> _WHAT TO WORK ON_: Your task is to transcribe all of the data below exactly, omitting the images.

> _SUPPLIED INFORMATION_:
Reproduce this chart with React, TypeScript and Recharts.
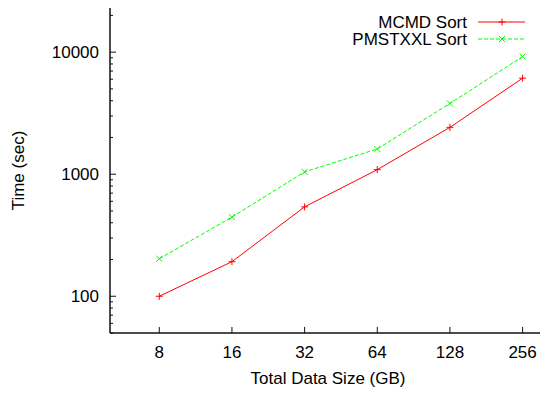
import React from 'react';
import { LineChart, Line, XAxis, YAxis, Legend } from 'recharts';

const sizes = [8, 16, 32, 64, 128, 256];
const mcmdSort = [100, 192, 540, 1090, 2420, 6120];
const pmstxxlSort = [203, 445, 1045, 1610, 3800, 9200];
const xTicks = [8, 16, 32, 64, 128, 256];
const yTicks = [
  50, 60, 70, 80, 90, 100, 200, 300, 400, 500, 600, 700, 800, 900,
  1000, 2000, 3000, 4000, 5000, 6000, 7000, 8000, 9000, 10000, 20000,
];
const majorY = [100, 1000, 10000];

const data = sizes.map((s, i) => ({ size: s, mcmd: mcmdSort[i], pmstxxl: pmstxxlSort[i] }));

const FONT = '"Liberation Sans", Arial, Helvetica, sans-serif';
const AXIS = '#111';

const PlusDot = (props: any) => {
  const { cx, cy, stroke } = props;
  if (cx == null || cy == null) return null;
  return (
    <g>
      <line x1={cx - 3.5} y1={cy} x2={cx + 3.5} y2={cy} stroke={stroke} strokeWidth={1} />
      <line x1={cx} y1={cy - 3.5} x2={cx} y2={cy + 3.5} stroke={stroke} strokeWidth={1} />
    </g>
  );
};

const CrossDot = (props: any) => {
  const { cx, cy, stroke } = props;
  if (cx == null || cy == null) return null;
  return (
    <g>
      <line x1={cx - 3} y1={cy - 3} x2={cx + 3} y2={cy + 3} stroke={stroke} strokeWidth={1} />
      <line x1={cx - 3} y1={cy + 3} x2={cx + 3} y2={cy - 3} stroke={stroke} strokeWidth={1} />
    </g>
  );
};

const YTick = (props: any) => {
  const { x, y, payload } = props;
  const v = payload.value;
  const axisX = x + 11;
  const major = majorY.includes(v);
  return (
    <g>
      <line x1={axisX} y1={y} x2={axisX + (major ? 6 : 3)} y2={y} stroke={AXIS} strokeWidth={1} />
      {major && (
        <text x={x} y={y} dy="0.355em" textAnchor="end" fontSize={17} fontFamily={FONT} fill="#000">
          {v}
        </text>
      )}
    </g>
  );
};

const XTick = (props: any) => {
  const { x, y, payload } = props;
  const axisY = y - 13;
  return (
    <g>
      <line x1={x} y1={axisY} x2={x} y2={axisY - 6} stroke={AXIS} strokeWidth={1} />
      <text x={x} y={y} dy="0.71em" textAnchor="middle" fontSize={17} fontFamily={FONT} fill="#000">
        {payload.value}
      </text>
    </g>
  );
};

const TopTick = (props: any) => {
  const { x, y } = props;
  return <line x1={x} y1={y} x2={x} y2={y + 6} stroke={AXIS} strokeWidth={1} />;
};

const LegendContent = (props: any) => {
  const { payload } = props;
  return (
    <svg width={200} height={40} style={{ display: 'block' }}>
      {(payload || []).map((p: any, i: number) => {
        const cy = 9 + i * 17;
        const color = p.color;
        const dashed = p.payload && p.payload.strokeDasharray;
        return (
          <g key={p.value}>
            <text x={127} y={cy} dy="0.355em" textAnchor="end" fontSize={17} fontFamily={FONT} fill="#000">
              {p.value}
            </text>
            <line x1={138} y1={cy} x2={185} y2={cy} stroke={color} strokeWidth={1} strokeDasharray={dashed || undefined} />
            {i === 0 ? <PlusDot cx={162} cy={cy} stroke={color} /> : <CrossDot cx={162} cy={cy} stroke={color} />}
          </g>
        );
      })}
    </svg>
  );
};

export default function App() {
  return (
    <div style={{ position: 'absolute', left: 0, top: 0, width: 540, height: 393, overflow: 'hidden', background: '#fff' }}>
      <LineChart
        width={560}
        height={393}
        data={data}
        margin={{ top: 8, right: 14, bottom: 0, left: 0 }}
        style={{ fontFamily: FONT }}
      >
        <XAxis
          dataKey="size"
          type="number"
          scale="log"
          domain={[5, 320]}
          allowDataOverflow
          ticks={xTicks}
          interval={0}
          height={60}
          tickSize={0}
          tickMargin={13}
          tickLine={false}
          tick={<XTick />}
          axisLine={{ stroke: AXIS, strokeWidth: 1.5 }}
          label={{ value: 'Total Data Size (GB)', position: 'insideBottom', offset: 9, fontSize: 17, fill: '#000', fontFamily: FONT }}
        />
        <XAxis
          xAxisId="top"
          orientation="top"
          dataKey="size"
          type="number"
          scale="log"
          domain={[5, 320]}
          allowDataOverflow
          ticks={xTicks}
          interval={0}
          height={0}
          tickSize={0}
          tickMargin={0}
          tickLine={false}
          tick={<TopTick />}
          axisLine={{ stroke: AXIS, strokeWidth: 1.5 }}
        />
        <YAxis
          type="number"
          scale="log"
          domain={[50, 23000]}
          allowDataOverflow
          ticks={yTicks}
          interval={0}
          width={110}
          tickSize={0}
          tickMargin={11}
          tickLine={false}
          tick={<YTick />}
          axisLine={{ stroke: AXIS, strokeWidth: 1.5 }}
          label={{
            content: (p: any) => {
              const vb = p.viewBox || { x: 0, y: 8, width: 110, height: 325 };
              const cx = vb.x + 18;
              const cy = vb.y + vb.height / 2;
              return (
                <text
                  x={cx}
                  y={cy}
                  transform={`rotate(-90, ${cx}, ${cy})`}
                  textAnchor="middle"
                  dy="0.355em"
                  fontSize={17}
                  fontFamily={FONT}
                  fill="#000"
                >
                  Time (sec)
                </text>
              );
            },
          }}
        />
        <Legend
          layout="horizontal"
          verticalAlign="middle"
          align="center"
          wrapperStyle={{ top: 13, left: 340, width: 200, height: 40 }}
          content={<LegendContent />}
        />
        <Line
          name="MCMD Sort"
          dataKey="mcmd"
          stroke="#ff0000"
          strokeWidth={1}
          dot={<PlusDot />}
          activeDot={false}
          isAnimationActive={false}
        />
        <Line
          name="PMSTXXL Sort"
          dataKey="pmstxxl"
          stroke="#00ff00"
          strokeWidth={1}
          strokeDasharray="4 2"
          dot={<CrossDot />}
          activeDot={false}
          isAnimationActive={false}
        />
      </LineChart>
    </div>
  );
}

> _WRITTEN RESPONSE_:
Reproduce this chart with React, TypeScript and Recharts.
import React from 'react';
import { LineChart, Line, XAxis, YAxis, Legend } from 'recharts';

const sizes = [8, 16, 32, 64, 128, 256];
const mcmdSort = [100, 192, 540, 1090, 2420, 6120];
const pmstxxlSort = [203, 445, 1045, 1610, 3800, 9200];
const xTicks = [8, 16, 32, 64, 128, 256];
const yTicks = [
  50, 60, 70, 80, 90, 100, 200, 300, 400, 500, 600, 700, 800, 900,
  1000, 2000, 3000, 4000, 5000, 6000, 7000, 8000, 9000, 10000, 20000,
];
const majorY = [100, 1000, 10000];

const data = sizes.map((s, i) => ({ size: s, mcmd: mcmdSort[i], pmstxxl: pmstxxlSort[i] }));

const FONT = '"Liberation Sans", Arial, Helvetica, sans-serif';
const AXIS = '#111';

const PlusDot = (props: any) => {
  const { cx, cy, stroke } = props;
  if (cx == null || cy == null) return null;
  return (
    <g>
      <line x1={cx - 3.5} y1={cy} x2={cx + 3.5} y2={cy} stroke={stroke} strokeWidth={1} />
      <line x1={cx} y1={cy - 3.5} x2={cx} y2={cy + 3.5} stroke={stroke} strokeWidth={1} />
    </g>
  );
};

const CrossDot = (props: any) => {
  const { cx, cy, stroke } = props;
  if (cx == null || cy == null) return null;
  return (
    <g>
      <line x1={cx - 3} y1={cy - 3} x2={cx + 3} y2={cy + 3} stroke={stroke} strokeWidth={1} />
      <line x1={cx - 3} y1={cy + 3} x2={cx + 3} y2={cy - 3} stroke={stroke} strokeWidth={1} />
    </g>
  );
};

const YTick = (props: any) => {
  const { x, y, payload } = props;
  const v = payload.value;
  const axisX = x + 11;
  const major = majorY.includes(v);
  return (
    <g>
      <line x1={axisX} y1={y} x2={axisX + (major ? 6 : 3)} y2={y} stroke={AXIS} strokeWidth={1} />
      {major && (
        <text x={x} y={y} dy="0.355em" textAnchor="end" fontSize={17} fontFamily={FONT} fill="#000">
          {v}
        </text>
      )}
    </g>
  );
};

const XTick = (props: any) => {
  const { x, y, payload } = props;
  const axisY = y - 13;
  return (
    <g>
      <line x1={x} y1={axisY} x2={x} y2={axisY - 6} stroke={AXIS} strokeWidth={1} />
      <text x={x} y={y} dy="0.71em" textAnchor="middle" fontSize={17} fontFamily={FONT} fill="#000">
        {payload.value}
      </text>
    </g>
  );
};

const TopTick = (props: any) => {
  const { x, y } = props;
  return <line x1={x} y1={y} x2={x} y2={y + 6} stroke={AXIS} strokeWidth={1} />;
};

const LegendContent = (props: any) => {
  const { payload } = props;
  return (
    <svg width={200} height={40} style={{ display: 'block' }}>
      {(payload || []).map((p: any, i: number) => {
        const cy = 9 + i * 17;
        const color = p.color;
        const dashed = p.payload && p.payload.strokeDasharray;
        return (
          <g key={p.value}>
            <text x={127} y={cy} dy="0.355em" textAnchor="end" fontSize={17} fontFamily={FONT} fill="#000">
              {p.value}
            </text>
            <line x1={138} y1={cy} x2={185} y2={cy} stroke={color} strokeWidth={1} strokeDasharray={dashed || undefined} />
            {i === 0 ? <PlusDot cx={162} cy={cy} stroke={color} /> : <CrossDot cx={162} cy={cy} stroke={color} />}
          </g>
        );
      })}
    </svg>
  );
};

export default function App() {
  return (
    <div style={{ position: 'absolute', left: 0, top: 0, width: 540, height: 393, overflow: 'hidden', background: '#fff' }}>
      <LineChart
        width={560}
        height={393}
        data={data}
        margin={{ top: 8, right: 14, bottom: 0, left: 0 }}
        style={{ fontFamily: FONT }}
      >
        <XAxis
          dataKey="size"
          type="number"
          scale="log"
          domain={[5, 320]}
          allowDataOverflow
          ticks={xTicks}
          interval={0}
          height={60}
          tickSize={0}
          tickMargin={13}
          tickLine={false}
          tick={<XTick />}
          axisLine={{ stroke: AXIS, strokeWidth: 1.5 }}
          label={{ value: 'Total Data Size (GB)', position: 'insideBottom', offset: 9, fontSize: 17, fill: '#000', fontFamily: FONT }}
        />
        <XAxis
          xAxisId="top"
          orientation="top"
          dataKey="size"
          type="number"
          scale="log"
          domain={[5, 320]}
          allowDataOverflow
          ticks={xTicks}
          interval={0}
          height={0}
          tickSize={0}
          tickMargin={0}
          tickLine={false}
          tick={<TopTick />}
          axisLine={{ stroke: AXIS, strokeWidth: 1.5 }}
        />
        <YAxis
          type="number"
          scale="log"
          domain={[50, 23000]}
          allowDataOverflow
          ticks={yTicks}
          interval={0}
          width={110}
          tickSize={0}
          tickMargin={11}
          tickLine={false}
          tick={<YTick />}
          axisLine={{ stroke: AXIS, strokeWidth: 1.5 }}
          label={{
            content: (p: any) => {
              const vb = p.viewBox || { x: 0, y: 8, width: 110, height: 325 };
              const cx = vb.x + 18;
              const cy = vb.y + vb.height / 2;
              return (
                <text
                  x={cx}
                  y={cy}
                  transform={`rotate(-90, ${cx}, ${cy})`}
                  textAnchor="middle"
                  dy="0.355em"
                  fontSize={17}
                  fontFamily={FONT}
                  fill="#000"
                >
                  Time (sec)
                </text>
              );
            },
          }}
        />
        <Legend
          layout="horizontal"
          verticalAlign="middle"
          align="center"
          wrapperStyle={{ top: 13, left: 340, width: 200, height: 40 }}
          content={<LegendContent />}
        />
        <Line
          name="MCMD Sort"
          dataKey="mcmd"
          stroke="#ff0000"
          strokeWidth={1}
          dot={<PlusDot />}
          activeDot={false}
          isAnimationActive={false}
        />
        <Line
          name="PMSTXXL Sort"
          dataKey="pmstxxl"
          stroke="#00ff00"
          strokeWidth={1}
          strokeDasharray="4 2"
          dot={<CrossDot />}
          activeDot={false}
          isAnimationActive={false}
        />
      </LineChart>
    </div>
  );
}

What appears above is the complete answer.